Inhaltlich bewegt sich das Projekt rund um die Thematik der psychoakustischen Wahrnehmung, mit der sich die Komponistin und Installationskünstlerin Maryanne Amacher (1938-2009) intensiv beschäftigte. «Das Ohr» erklärt Cégiu, «kann nicht nur Geräusche wahrnehmen, sondern auch selbst welche erzeugen, was mittels eines Stimulus provoziert werden kann.» Ziel sei es, dass Ohr und Gehirn beim Hören der Musik stimuliert werden, eigene Klänge zu entwickeln: «Es soll eine neue körperliche Erfahrung entstehen, so dass Musik physisch erlebbar wird.» Dies soll nicht nur beim Streamen der Musik (unter Kopfhörer) möglich sein, sondern auch live: «Mein Traum wäre es, dass ich den Raum und das Verhalten der Menschen so einsetzen kann, dass sie mich auf der Bühne wiederum beeinflussen und so das Publikum Teil der Band wird.» Dabei spielen die Beats wie in allen Arbeiten Cégius eine dominante Rolle. Für «Restless Roots» nutzte sie dafür die Geräusche von Rollkoffern, auf «Glowing Goodbyes» jene von Insekten und nun sollen die Nebengeräusche des Mundes, die bei Sprachnachrichten entstehen, für die komplexe Rhythmik der Musik sorgen.
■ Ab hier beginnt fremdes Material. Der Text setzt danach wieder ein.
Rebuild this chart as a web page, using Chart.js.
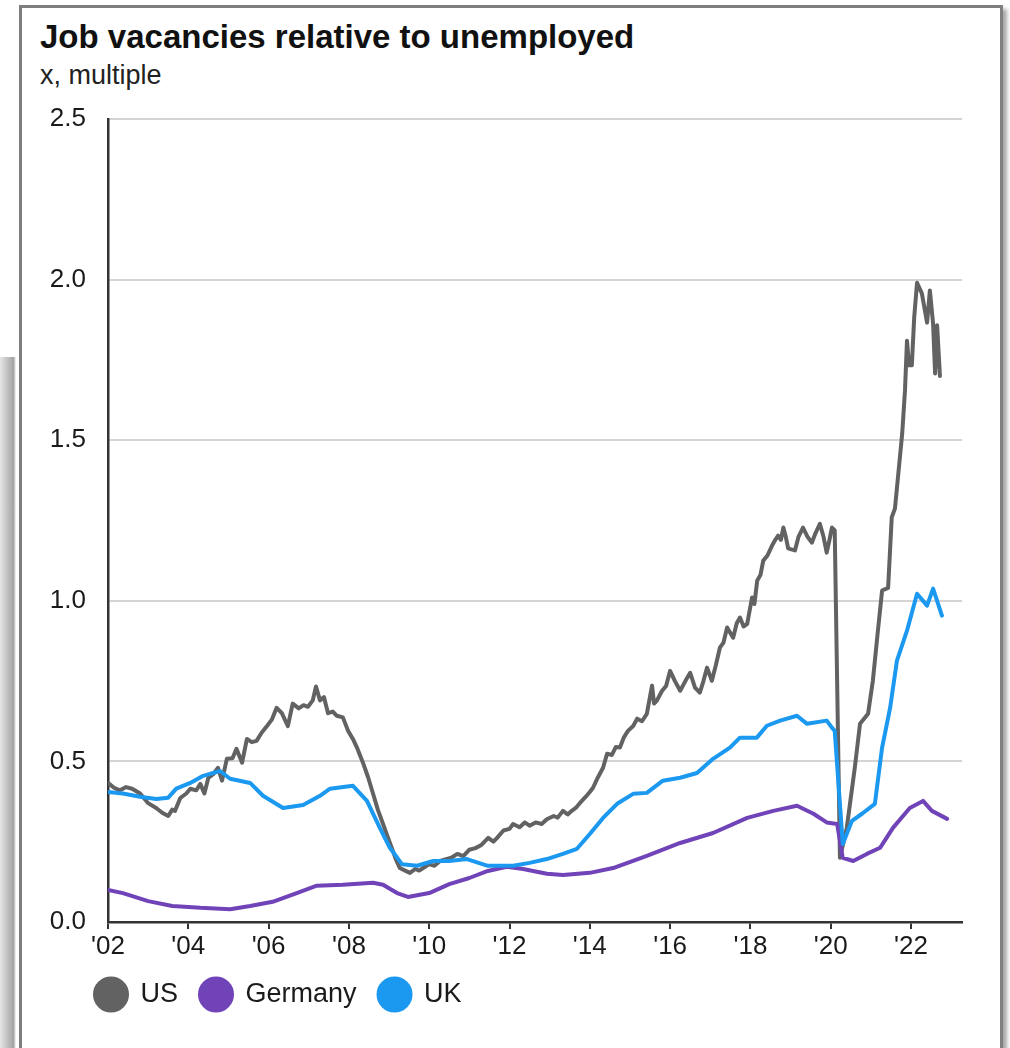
<!DOCTYPE html>
<html>
<head>
<meta charset="utf-8">
<script src="https://cdn.jsdelivr.net/npm/chart.js@4.4.0/dist/chart.umd.min.js"></script>
<style>
  html, body { margin: 0; padding: 0; background: #fff; }
  body { width: 1010px; height: 1048px; position: relative; overflow: hidden; font-family: "Liberation Sans", Arial, sans-serif; }
  #behind { position: absolute; left: 0; top: 357px; width: 16px; height: 720px;
    background: linear-gradient(to right, #e6e6e6, #a4a4a4 85%, #ffffff); }
  #card { position: absolute; left: 19px; top: 5px; width: 978px; height: 1100px;
    border: 3px solid #7f7f7f; background: #fff; box-shadow: 4px 4px 4px rgba(0,0,0,0.35); }
  #title { position: absolute; left: 40px; top: 20px; font-size: 33px; font-weight: bold; line-height: 1; color: #111; white-space: nowrap; }
  #subtitle { position: absolute; left: 40px; top: 62px; font-size: 27px; line-height: 1; color: #222; white-space: nowrap; }
  #wrap { position: absolute; left: 0; top: 0; width: 1010px; height: 1048px; }
</style>
</head>
<body>
<div id="behind"></div>
<div id="card"></div>
<div id="title">Job vacancies relative to unemployed</div>
<div id="subtitle">x, multiple</div>
<div id="wrap"><canvas id="chart"></canvas></div>
<script>
// dates are decimal years, values are the vacancy / unemployed multiple
const usDates = [
  2002.0, 2002.15, 2002.3, 2002.45, 2002.6, 2002.8, 2003.0, 2003.2, 2003.35, 2003.5,
  2003.6, 2003.67, 2003.8, 2003.95, 2004.05, 2004.2, 2004.3, 2004.4, 2004.5, 2004.62,
  2004.74, 2004.84, 2004.96, 2005.1, 2005.2, 2005.34, 2005.46, 2005.58, 2005.7, 2005.83,
  2005.96, 2006.08, 2006.2, 2006.33, 2006.48, 2006.6, 2006.75, 2006.87, 2006.98, 2007.1,
  2007.18, 2007.28, 2007.38, 2007.48, 2007.6, 2007.7, 2007.85, 2007.98, 2008.1, 2008.2,
  2008.35, 2008.48, 2008.6, 2008.72, 2008.85, 2008.95, 2009.07, 2009.17, 2009.27, 2009.4,
  2009.52, 2009.65, 2009.75, 2009.85, 2010.0, 2010.13, 2010.27, 2010.4, 2010.55, 2010.7,
  2010.85, 2011.0, 2011.15, 2011.3, 2011.47, 2011.6, 2011.69, 2011.85, 2012.0, 2012.09,
  2012.25, 2012.38, 2012.5, 2012.65, 2012.8, 2012.93, 2013.1, 2013.2, 2013.33, 2013.45,
  2013.55, 2013.65, 2013.75, 2013.9, 2014.0, 2014.08, 2014.2, 2014.33, 2014.43, 2014.55,
  2014.65, 2014.75, 2014.85, 2014.95, 2015.08, 2015.18, 2015.3, 2015.42, 2015.55, 2015.6,
  2015.67, 2015.8, 2015.9, 2016.0, 2016.12, 2016.25, 2016.38, 2016.5, 2016.62, 2016.74,
  2016.83, 2016.92, 2017.04, 2017.14, 2017.24, 2017.33, 2017.42, 2017.5, 2017.57, 2017.66,
  2017.74, 2017.83, 2017.92, 2018.04, 2018.1, 2018.17, 2018.25, 2018.32, 2018.42, 2018.54,
  2018.62, 2018.69, 2018.76, 2018.82, 2018.88, 2018.94, 2019.02, 2019.11, 2019.2, 2019.31,
  2019.42, 2019.53, 2019.62, 2019.73, 2019.82, 2019.9, 2019.97, 2020.03, 2020.1, 2020.23,
  2020.4, 2020.6, 2020.73, 2020.93, 2021.05, 2021.17, 2021.28, 2021.43, 2021.52, 2021.6,
  2021.78, 2021.85, 2021.9, 2021.95, 2022.02, 2022.08, 2022.15, 2022.27, 2022.4, 2022.47,
  2022.55, 2022.6, 2022.65, 2022.72
];
const usValues = [
  0.433, 0.418, 0.41, 0.42, 0.415, 0.40, 0.37, 0.355, 0.34, 0.33,
  0.35, 0.346, 0.386, 0.40, 0.415, 0.41, 0.43, 0.40, 0.449, 0.46,
  0.48, 0.44, 0.508, 0.51, 0.539, 0.496, 0.57, 0.56, 0.564, 0.59,
  0.61, 0.63, 0.667, 0.65, 0.61, 0.68, 0.665, 0.675, 0.67, 0.69,
  0.733, 0.69, 0.70, 0.65, 0.655, 0.642, 0.637, 0.595, 0.57, 0.543,
  0.496, 0.45, 0.40, 0.35, 0.305, 0.27, 0.23, 0.195, 0.168, 0.16,
  0.153, 0.165, 0.16, 0.168, 0.18, 0.175, 0.19, 0.195, 0.20, 0.212,
  0.205, 0.225, 0.23, 0.24, 0.262, 0.25, 0.262, 0.285, 0.29, 0.305,
  0.295, 0.31, 0.30, 0.31, 0.305, 0.32, 0.33, 0.325, 0.346, 0.335,
  0.346, 0.355, 0.37, 0.39, 0.405, 0.418, 0.45, 0.48, 0.524, 0.52,
  0.545, 0.543, 0.575, 0.595, 0.61, 0.633, 0.625, 0.648, 0.736, 0.68,
  0.689, 0.72, 0.735, 0.782, 0.75, 0.72, 0.75, 0.776, 0.73, 0.714,
  0.75, 0.792, 0.751, 0.80, 0.854, 0.87, 0.917, 0.90, 0.885, 0.93,
  0.948, 0.92, 0.928, 1.01, 0.99, 1.063, 1.08, 1.125, 1.14, 1.172,
  1.19, 1.203, 1.19, 1.228, 1.20, 1.163, 1.16, 1.157, 1.20, 1.228,
  1.20, 1.181, 1.21, 1.24, 1.20, 1.15, 1.19, 1.228, 1.219, 0.20,
  0.293, 0.48, 0.617, 0.648, 0.751, 0.90, 1.032, 1.04, 1.26, 1.287,
  1.52, 1.655, 1.81, 1.733, 1.733, 1.883, 1.99, 1.957, 1.866, 1.966,
  1.863, 1.708, 1.858, 1.70
];

const deDates = [
  2002.0, 2002.37, 2003.0, 2003.6, 2004.3, 2005.04, 2005.54, 2006.1, 2006.7, 2007.2,
  2007.85, 2008.6, 2008.85, 2009.2, 2009.47, 2010.0, 2010.5, 2011.0, 2011.46, 2011.93,
  2012.34, 2012.93, 2013.33, 2014.0, 2014.58, 2015.42, 2016.25, 2017.07, 2017.92, 2018.57,
  2019.16, 2019.57, 2019.9, 2020.16, 2020.3, 2020.56, 2020.9, 2021.23, 2021.55, 2021.97,
  2022.3, 2022.52, 2022.9
];
const deValues = [
  0.10, 0.09, 0.065, 0.05, 0.044, 0.04, 0.05, 0.063, 0.09, 0.113,
  0.116, 0.122, 0.116, 0.09, 0.078, 0.09, 0.118, 0.137, 0.159, 0.172,
  0.165, 0.15, 0.146, 0.153, 0.168, 0.206, 0.246, 0.277, 0.324, 0.346,
  0.362, 0.337, 0.31, 0.305, 0.20, 0.19, 0.212, 0.231, 0.293, 0.355,
  0.377, 0.346, 0.321
];

const ukDates = [
  2002.0, 2002.37, 2002.8, 2003.2, 2003.5, 2003.7, 2004.05, 2004.37, 2004.79, 2005.04,
  2005.54, 2005.86, 2006.36, 2006.86, 2007.28, 2007.53, 2008.1, 2008.45, 2008.77, 2009.02,
  2009.32, 2009.7, 2010.1, 2010.5, 2010.94, 2011.46, 2012.09, 2012.5, 2012.93, 2013.33,
  2013.68, 2014.0, 2014.33, 2014.68, 2015.08, 2015.42, 2015.82, 2016.25, 2016.67, 2017.07,
  2017.49, 2017.74, 2018.16, 2018.41, 2018.74, 2019.16, 2019.41, 2019.9, 2020.03, 2020.1,
  2020.3, 2020.53, 2020.78, 2021.1, 2021.28, 2021.48, 2021.65, 2021.9, 2022.15, 2022.4,
  2022.55, 2022.77
];
const ukValues = [
  0.405, 0.40, 0.39, 0.383, 0.387, 0.415, 0.433, 0.455, 0.47, 0.446,
  0.433, 0.393, 0.355, 0.364, 0.393, 0.415, 0.424, 0.377, 0.293, 0.231,
  0.18, 0.175, 0.19, 0.19, 0.196, 0.175, 0.175, 0.184, 0.196, 0.212,
  0.228, 0.274, 0.324, 0.368, 0.399, 0.402, 0.44, 0.449, 0.464, 0.508,
  0.543, 0.574, 0.574, 0.611, 0.627, 0.642, 0.617, 0.627, 0.605, 0.595,
  0.243, 0.315, 0.337, 0.368, 0.543, 0.667, 0.814, 0.907, 1.022, 0.985,
  1.038, 0.954
];

const seriesNames = ["US", "Germany", "UK"];
const seriesColors = ["#626262", "#7043b8", "#1b98f0"];
const yTicks = [0, 0.5, 1.0, 1.5, 2.0, 2.5];

const toPoints = (xs, ys) => xs.map((x, i) => ({ x: x, y: ys[i] }));

// legend sits a bit right of and closer to the axis than Chart.js puts it
const legendNudge = {
  id: "legendNudge",
  afterLayout(chart) {
    chart.legend.left += 33;
    chart.legend.top -= 13;
  },
};

const ctx = document.getElementById("chart").getContext("2d");
new Chart(ctx, {
  type: "line",
  data: {
    datasets: [
      { label: seriesNames[0], data: toPoints(usDates, usValues), order: 2 },
      { label: seriesNames[1], data: toPoints(deDates, deValues), order: 1 },
      { label: seriesNames[2], data: toPoints(ukDates, ukValues), order: 0 },
    ].map((d, i) => ({
      ...d,
      borderColor: seriesColors[i],
      backgroundColor: seriesColors[i],
      borderWidth: 4,
      borderJoinStyle: "round",
      borderCapStyle: "round",
      pointRadius: 0,
      tension: 0,
      fill: false,
    })),
  },
  plugins: [legendNudge],
  options: {
    responsive: true,
    maintainAspectRatio: false,
    animation: false,
    layout: { padding: { left: 40, right: 48, top: 119, bottom: 17 } },
    plugins: {
      tooltip: { enabled: false },
      legend: {
        position: "bottom",
        align: "start",
        labels: {
          usePointStyle: true,
          pointStyle: "circle",
          pointStyleWidth: 32,
          boxHeight: 22.6,
          padding: 22,
          color: "#1a1a1a",
          font: { family: "'Liberation Sans', Arial, sans-serif", size: 27 },
          sort: (a, b) => a.datasetIndex - b.datasetIndex,
        },
      },
    },
    scales: {
      x: {
        type: "linear",
        min: 2002,
        max: 2023.27,
        afterFit: (s) => { s.height = 50; },
        border: { display: true, color: "#333", width: 2.5 },
        grid: { drawOnChartArea: false, drawTicks: true, tickLength: 7, color: "#333", lineWidth: 2 },
        ticks: {
          stepSize: 2,
          includeBounds: false,
          maxRotation: 0,
          padding: 2,
          color: "#1a1a1a",
          font: { family: "'Liberation Sans', Arial, sans-serif", size: 26 },
          callback: (v) => "'" + String(v).slice(2),
        },
      },
      y: {
        min: yTicks[0],
        max: yTicks[yTicks.length - 1],
        afterFit: (s) => { s.width = 68; },
        border: { display: true, color: "#333", width: 2.5 },
        grid: { drawTicks: false, color: "#d4d4d4", lineWidth: 2 },
        ticks: {
          stepSize: 0.5,
          padding: 22,
          color: "#1a1a1a",
          font: { family: "'Liberation Sans', Arial, sans-serif", size: 26 },
          callback: (v) => v.toFixed(1),
        },
      },
    },
  },
});
</script>
</body>
</html>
Auch wenn das Ergebnis aus «Coiled Continuum» ein abgeschlossenes Werk in Form eines Albums werden soll, so will Cégiu während des Arbeitsprozesses die digitalen Möglichkeiten für eine Art «Audio Diary» nutzen. Diese Sichtbarkeit erlaube den Austausch mit anderen und werde so auch Teil des Kontinuums.
Diese Form des Arbeitens, die intensive Beschäftigung mit dem Thema, dies alles erfordert Zeit und Geld. «Diese Form der Unterstützung durch die FONDATION SUISA, bei der zu Beginn kein Resultat und auch kein Zeitpunkt definiert werden muss, lässt einen ungeahnten Entwicklungsspielraum zu, bei dem man sich auch auf Risiken einlassen kann», umschreibt Cégiu die Vorteile von «Get Going!». So sei ohne Druck von aussen eine vertiefte Arbeit erst möglich.